Site icon JONATHAN TURLEY

Saudi Religious Police Stripped Of Power To Arrest

We regularly discuss horrific reports from Saudi Arabia of beheadings and floggings under its medieval Islamic Sharia law system. Finally, there is a chance to report on a positive development out of the Kingdom. The Saudi cabinet has approved a major change related to the infamous religious police, or Mutawaa. The religious police will now longer have the power to arrest citizens and must report all alleged crimes to the police instead. Of course, the reform falls short of the obvious and most meaningful reform: getting rid of the roaming religious police entirely.


Formally known as the Commission for the Promotion of Virtue and Prevention of Vice, the force has been regularly accused of thuggish and abusive actions. They were recently raiding birthday parties to arrest people dancing. religious police force that has been a constant presence in the Kingdom arresting woman having coffee with colleagues or forcing young girls to burn to death in fire rather than run out without their scarves. Then there was the time that the religious police in Dammam marched into a popular dinosaur exhibit and shut it down without any explanation of why the dinosaurs threatened the virtue of good Muslims. Then there was the flogging of a women who insulted them. Then there are the round ups of religious people for simply praying at home. Then there is the arrest of a man for standing in line with his wife at a grocery store. The list goes on and on.
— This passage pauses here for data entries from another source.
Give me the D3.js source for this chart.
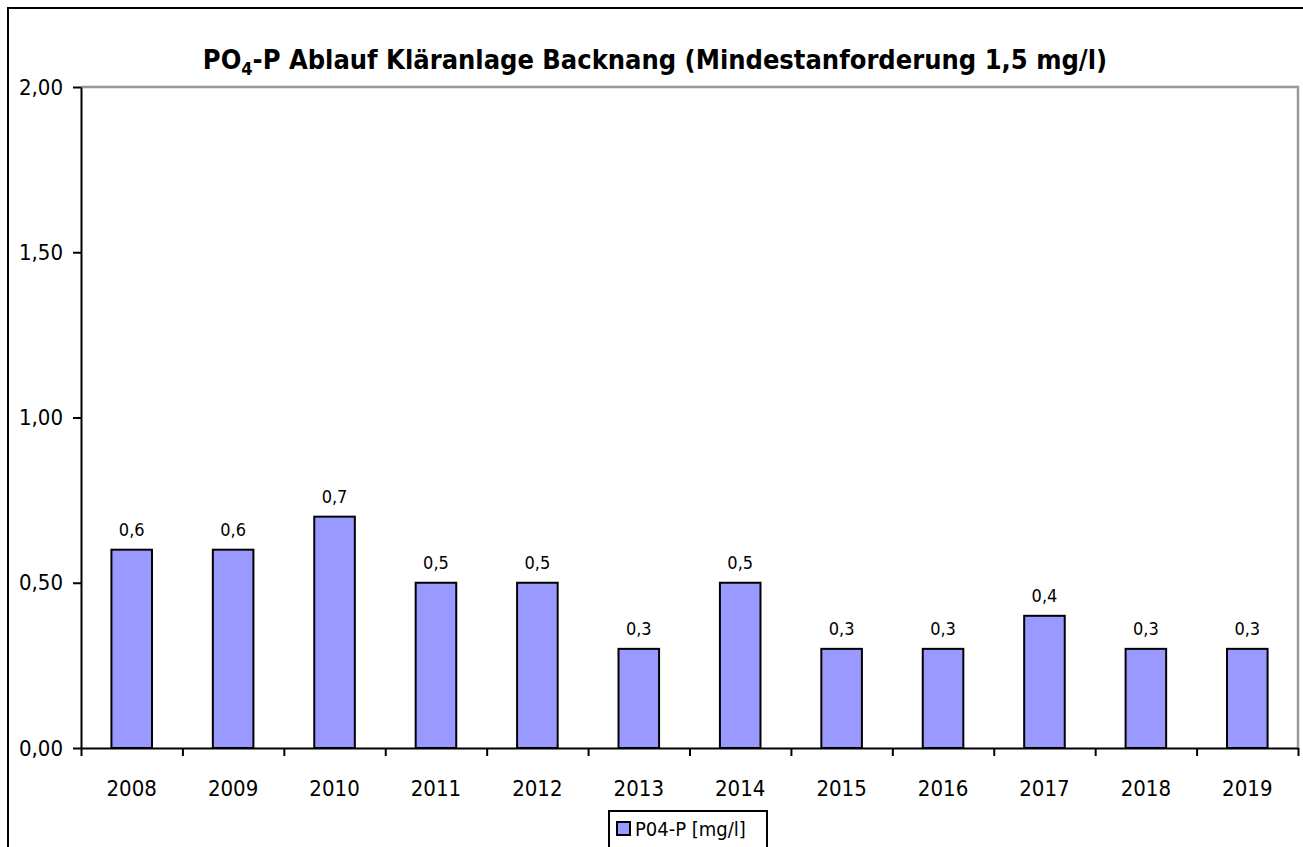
<!DOCTYPE html>
<html>
<head>
<meta charset="utf-8">
<script src="https://cdn.jsdelivr.net/npm/d3@7"></script>
<style>
  body { margin: 0; background: #fff; }
  svg { display: block; font-family: "DejaVu Sans Condensed", "DejaVu Sans", sans-serif; }
  .axis path, .axis line { stroke: #000; stroke-width: 2; }
</style>
</head>
<body>
<div id="chart"></div>
<script>
// values
const years = ['2008', '2009', '2010', '2011', '2012', '2013', '2014', '2015', '2016', '2017', '2018', '2019'];
const po4Values = [0.6, 0.6, 0.7, 0.5, 0.5, 0.3, 0.5, 0.3, 0.3, 0.4, 0.3, 0.3];
const yTicks = [0, 0.5, 1, 1.5, 2];
const seriesName = 'P04-P [mg/l]';

const width = 1303, height = 847;
const plot = { left: 81, right: 1298, top: 87, bottom: 748 };
const fontFam = '"DejaVu Sans Condensed", "DejaVu Sans", sans-serif';

const svg = d3.select('#chart').append('svg')
  .attr('width', width)
  .attr('height', height);

svg.append('rect').attr('width', width).attr('height', height).attr('fill', '#fff');

// outer chart frame (right and bottom edges fall outside the window)
svg.append('rect')
  .attr('x', 8).attr('y', 8)
  .attr('width', width + 10).attr('height', height + 10)
  .attr('fill', 'none').attr('stroke', '#000').attr('stroke-width', 2);

const x = d3.scaleBand().domain(years).range([plot.left, plot.right]).paddingInner(0.6).paddingOuter(0.3);
const xEdges = d3.scaleLinear().domain([0, years.length]).range([plot.left, plot.right]);
const y = d3.scaleLinear().domain([0, 2]).range([plot.bottom, plot.top]);

const fmt = v => d3.format('.2f')(v).replace('.', ',');
const fmt1 = v => d3.format('.1f')(v).replace('.', ',');

// gray plot area border on top and right
svg.append('path')
  .attr('d', `M${plot.left},${plot.top}H${plot.right}V${plot.bottom}`)
  .attr('fill', 'none').attr('stroke', '#999').attr('stroke-width', 2.5);

// bars
svg.append('g').selectAll('rect')
  .data(years)
  .join('rect')
  .attr('x', d => x(d))
  .attr('y', (d, i) => y(po4Values[i]))
  .attr('width', x.bandwidth())
  .attr('height', (d, i) => y(0) - y(po4Values[i]))
  .attr('fill', '#9999ff')
  .attr('stroke', '#000')
  .attr('stroke-width', 2);

// data labels
svg.append('g').selectAll('text')
  .data(years)
  .join('text')
  .attr('x', d => x(d) + x.bandwidth() / 2)
  .attr('y', (d, i) => y(po4Values[i]) - 14)
  .attr('text-anchor', 'middle')
  .attr('font-size', 18)
  .text((d, i) => fmt1(po4Values[i]));

// y axis
const yAxis = svg.append('g').attr('class', 'axis')
  .attr('transform', `translate(${plot.left},0)`)
  .call(d3.axisLeft(y).tickValues(yTicks).tickFormat(fmt).tickSize(8).tickSizeOuter(0).tickPadding(10));
yAxis.selectAll('text').attr('font-size', 22).attr('fill', '#000').attr('font-family', fontFam);

// x axis: ticks at category boundaries
svg.append('g').attr('class', 'axis')
  .attr('transform', `translate(0,${plot.bottom})`)
  .call(d3.axisBottom(xEdges).tickValues(d3.range(years.length + 1)).tickFormat('').tickSize(8).tickSizeOuter(0));

svg.append('g').selectAll('text')
  .data(years)
  .join('text')
  .attr('x', d => x(d) + x.bandwidth() / 2)
  .attr('y', plot.bottom + 48)
  .attr('text-anchor', 'middle')
  .attr('font-size', 22)
  .text(d => d);

// x axis title, mostly hidden behind the legend
svg.append('text')
  .attr('x', 680).attr('y', 829)
  .attr('text-anchor', 'middle')
  .attr('font-size', 22).attr('font-weight', 'bold')
  .text('Jahr');

// title
const title = svg.append('text')
  .attr('x', 655).attr('y', 69)
  .attr('text-anchor', 'middle')
  .attr('font-size', 27).attr('font-weight', 'bold');
title.append('tspan').text('PO');
title.append('tspan').attr('font-size', 18).attr('dy', 6).text('4');
title.append('tspan').attr('dy', -6).text('-P Ablauf Kläranlage Backnang (Mindestanforderung 1,5 mg/l)');

// legend
const legend = svg.append('g').attr('transform', 'translate(609,811)');
legend.append('rect')
  .attr('width', 158).attr('height', 50)
  .attr('fill', '#fff').attr('stroke', '#000').attr('stroke-width', 2);
legend.append('rect')
  .attr('x', 8).attr('y', 11).attr('width', 13).attr('height', 13)
  .attr('fill', '#9999ff').attr('stroke', '#000').attr('stroke-width', 2);
legend.append('text')
  .attr('x', 26).attr('y', 25)
  .attr('font-size', 20)
  .text(seriesName);
</script>
</body>
</html>
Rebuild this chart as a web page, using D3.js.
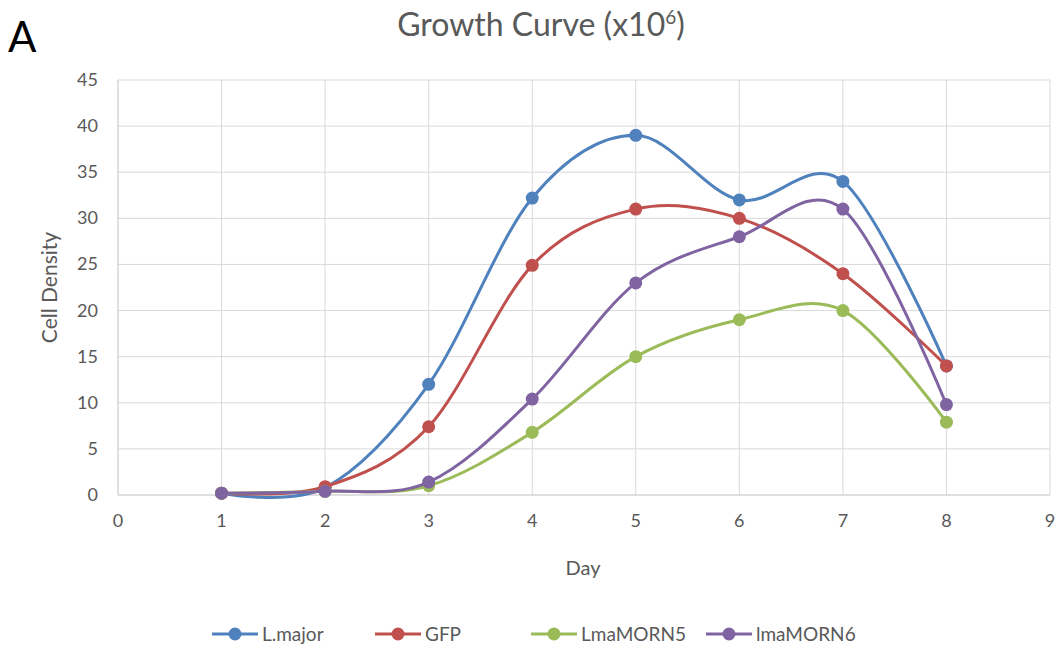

The Cabinet this week added directions for the religious police to act “kindly and gently” in enforcing Islamic rules. I guess that means not forcing girls into burning buildings to die rather than run to safety without a veil.

The new regulations state that “Neither the heads nor members of the Haia are to stop or arrest or chase people or ask for their IDs or follow them – that is considered the jurisdiction of the police or the drug unit.”

That is clearly an advance forward. Now let’s work on such basic concepts of free speech, free exercise, and the separation of mosque and state.